> _Given material_:

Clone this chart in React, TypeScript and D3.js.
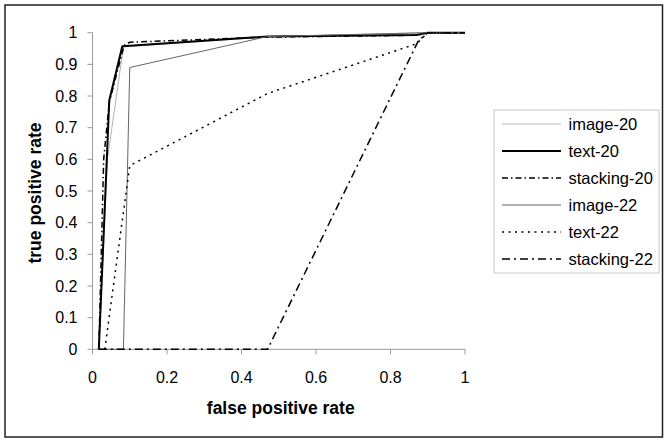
import React from "react";
import * as d3 from "d3";

// ROC points: [false positive rate, true positive rate]
const image20: [number, number][] = [[0.017, 0], [0.04, 0.6], [0.083, 0.955], [0.47, 0.987], [0.9, 1], [1, 1]];
const text20: [number, number][] = [[0.017, 0], [0.045, 0.786], [0.08, 0.957], [0.47, 0.988], [0.87, 0.993], [0.9, 1], [1, 1]];
const stacking20: [number, number][] = [[0.017, 0], [0.03, 0.6], [0.045, 0.78], [0.085, 0.96], [0.1, 0.97], [0.47, 0.986], [0.87, 0.992], [0.9, 1], [1, 1]];
const image22: [number, number][] = [[0.017, 0], [0.083, 0], [0.1, 0.89], [0.47, 0.988], [0.9, 1], [1, 1]];
const text22: [number, number][] = [[0.033, 0], [0.1, 0.58], [0.47, 0.808], [0.87, 0.965], [0.9, 1], [1, 1]];
const stacking22: [number, number][] = [[0.017, 0], [0.47, 0], [0.875, 0.975], [0.9, 1], [1, 1]];

const xTicks = [0, 0.2, 0.4, 0.6, 0.8, 1];
const yTicks = [0, 0.1, 0.2, 0.3, 0.4, 0.5, 0.6, 0.7, 0.8, 0.9, 1];

const series = [
  { name: "image-20", data: image20, color: "#b4b4b4", width: 1, dash: "none" },
  { name: "text-20", data: text20, color: "#000", width: 2, dash: "none" },
  { name: "stacking-20", data: stacking20, color: "#000", width: 1.5, dash: "6,3,1.5,3" },
  { name: "image-22", data: image22, color: "#666", width: 1, dash: "none" },
  { name: "text-22", data: text22, color: "#000", width: 1.5, dash: "2,4.5" },
  { name: "stacking-22", data: stacking22, color: "#000", width: 1.5, dash: "8,4,2,4" },
];

const font = "Arial, 'Liberation Sans', sans-serif";

export default function App() {
  const width = 669,
    height = 443;
  const x = d3.scaleLinear().domain([0, 1]).range([92.5, 465]);
  const y = d3.scaleLinear().domain([0, 1]).range([349.3, 32.7]);
  const line = d3
    .line<[number, number]>()
    .x((d) => x(d[0]))
    .y((d) => y(d[1]));

  const legend = { left: 494, top: 110, w: 165, h: 163, row: 27 };

  return (
    <svg
      width={width}
      height={height}
      style={{ position: "absolute", left: 0, top: 0, background: "#fff" }}
      fontFamily={font}
    >
      <rect x={5} y={5} width={657.5} height={432} fill="#fff" stroke="#222" strokeWidth={1.5} />

      {/* axes */}
      <g stroke="#9a9a9a" strokeWidth={1} fill="none">
        <line x1={x(0)} x2={x(0)} y1={y(0)} y2={y(1)} />
        <line x1={x(0)} x2={x(1)} y1={y(0)} y2={y(0)} />
        {yTicks.map((t) => (
          <line key={"yt" + t} x1={x(0) - 5} x2={x(0)} y1={y(t)} y2={y(t)} />
        ))}
        {xTicks.map((t) => (
          <line key={"xt" + t} x1={x(t)} x2={x(t)} y1={y(0)} y2={y(0) + 5} />
        ))}
      </g>
      <g fontSize={16} fill="#000">
        {yTicks.map((t) => (
          <text key={"yl" + t} x={x(0) - 15} y={y(t)} dy="0.36em" textAnchor="end">
            {d3.format("~g")(t)}
          </text>
        ))}
        {xTicks.map((t) => (
          <text key={"xl" + t} x={x(t)} y={382.5} textAnchor="middle">
            {d3.format("~g")(t)}
          </text>
        ))}
      </g>
      <text x={(x(0) + x(1)) / 2 + 2} y={414} fontSize={17.5} fontWeight="bold" textAnchor="middle">
        false positive rate
      </text>
      <text
        transform={`translate(40.5, ${(y(0) + y(1)) / 2 + 2}) rotate(-90)`}
        fontSize={17.5}
        fontWeight="bold"
        textAnchor="middle"
      >
        true positive rate
      </text>

      {/* curves */}
      {series.map((s) => (
        <path
          key={s.name}
          d={line(s.data) || ""}
          fill="none"
          stroke={s.color}
          strokeWidth={s.width}
          strokeDasharray={s.dash}
          strokeLinejoin="round"
        />
      ))}

      {/* legend */}
      <rect x={legend.left} y={legend.top} width={legend.w} height={legend.h} fill="#fff" stroke="#c8c8c8" />
      {series.map((s, i) => {
        const cy = legend.top + 14 + i * legend.row;
        return (
          <g key={"lg" + s.name}>
            <line
              x1={502}
              x2={561}
              y1={cy}
              y2={cy}
              stroke={s.color}
              strokeWidth={s.width}
              strokeDasharray={s.dash}
            />
            <text x={568.5} y={cy} dy="0.36em" fontSize={16.5}>
              {s.name}
            </text>
          </g>
        );
      })}
    </svg>
  );
}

> _What is asked_: Leave out any pictures and return exactly the lines from the beginning of the data through the line with "0.8, 0.9, 1];", inclusive.

> _Finished answer_:
Clone this chart in React, TypeScript and D3.js.
import React from "react";
import * as d3 from "d3";

// ROC points: [false positive rate, true positive rate]
const image20: [number, number][] = [[0.017, 0], [0.04, 0.6], [0.083, 0.955], [0.47, 0.987], [0.9, 1], [1, 1]];
const text20: [number, number][] = [[0.017, 0], [0.045, 0.786], [0.08, 0.957], [0.47, 0.988], [0.87, 0.993], [0.9, 1], [1, 1]];
const stacking20: [number, number][] = [[0.017, 0], [0.03, 0.6], [0.045, 0.78], [0.085, 0.96], [0.1, 0.97], [0.47, 0.986], [0.87, 0.992], [0.9, 1], [1, 1]];
const image22: [number, number][] = [[0.017, 0], [0.083, 0], [0.1, 0.89], [0.47, 0.988], [0.9, 1], [1, 1]];
const text22: [number, number][] = [[0.033, 0], [0.1, 0.58], [0.47, 0.808], [0.87, 0.965], [0.9, 1], [1, 1]];
const stacking22: [number, number][] = [[0.017, 0], [0.47, 0], [0.875, 0.975], [0.9, 1], [1, 1]];

const xTicks = [0, 0.2, 0.4, 0.6, 0.8, 1];
const yTicks = [0, 0.1, 0.2, 0.3, 0.4, 0.5, 0.6, 0.7, 0.8, 0.9, 1];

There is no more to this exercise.